Pero cometieron un pecado gravísimo e imperdonable para un historiador que se precie de serlo, pues no revisaron un documento fundamental: la fe de bautismo de cada uno de ellos. Alguien sembró los restos a propósito, cuidando que coincidieran con la creencia de la infantilidad de los cadetes y sin tomar en cuenta la verdadera edad de cada uno; y alguien más se atrevió a falsear la verdad histórica para satisfacer las ansias de contar con un mito heroico.
Porque hablando claramente, los llamados Niños Héroes, es decir, los alumnos del Colegio Militar, sí fueron héroes en el sentido pleno de la palabra al dar una muestra de valentía, de honor y de decoro que, en efecto, debe ser ejemplo para la juventud: prefirieron sacrificar la comodidad, la seguridad, la tranquilidad, la esperanza de una vida anodina, con tal de cumplir con su deber y quedarse a enfrentar al invasor para defender su colegio.

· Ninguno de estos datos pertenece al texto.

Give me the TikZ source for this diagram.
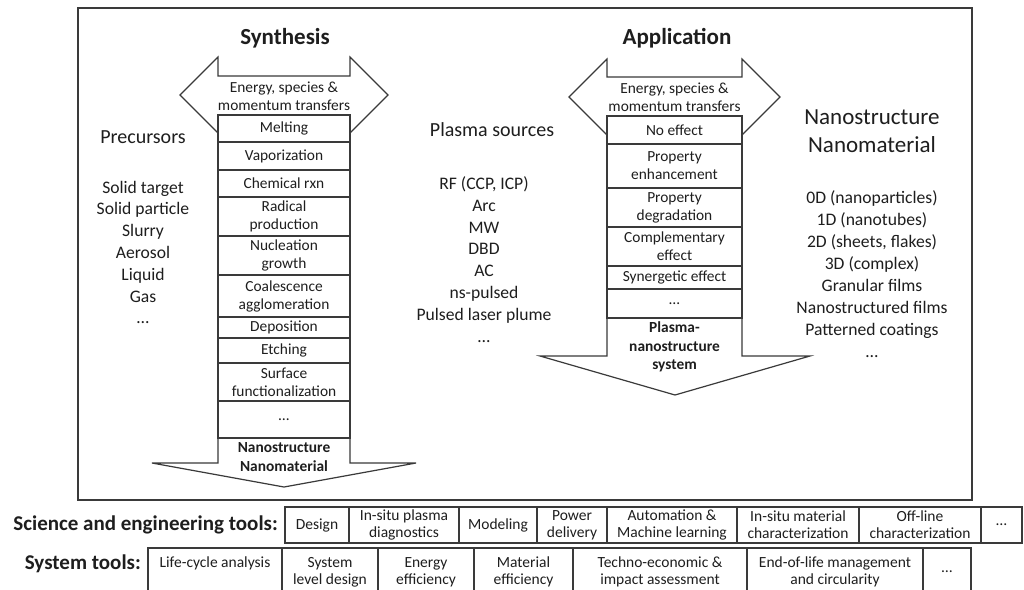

Si en la refriega algunos murieron, ése fue el precio que pagaron por mantenerse dignos y demostrarle al resto del ejército, y sobre todo a los oficiales y generales, cómo se cumple con el deber.
Debo reiterarlo: fueron héroes no por haber muerto, sino porque ellos, junto con medio centenar más de cadetes, resolvieron combatir aun a costa de su vida. Por eso, a los sobrevivientes también debemos concederles los laureles de la heroicidad y no sólo a aquellos que les tocó en suerte morir.
En realidad, todos merecen el recuerdo agradecido de la patria y de los mexicanos. No se necesita falsear la historia para ello ni tampoco inventar hazañas inexistentes. Es suficiente con lo que verdaderamente hicieron.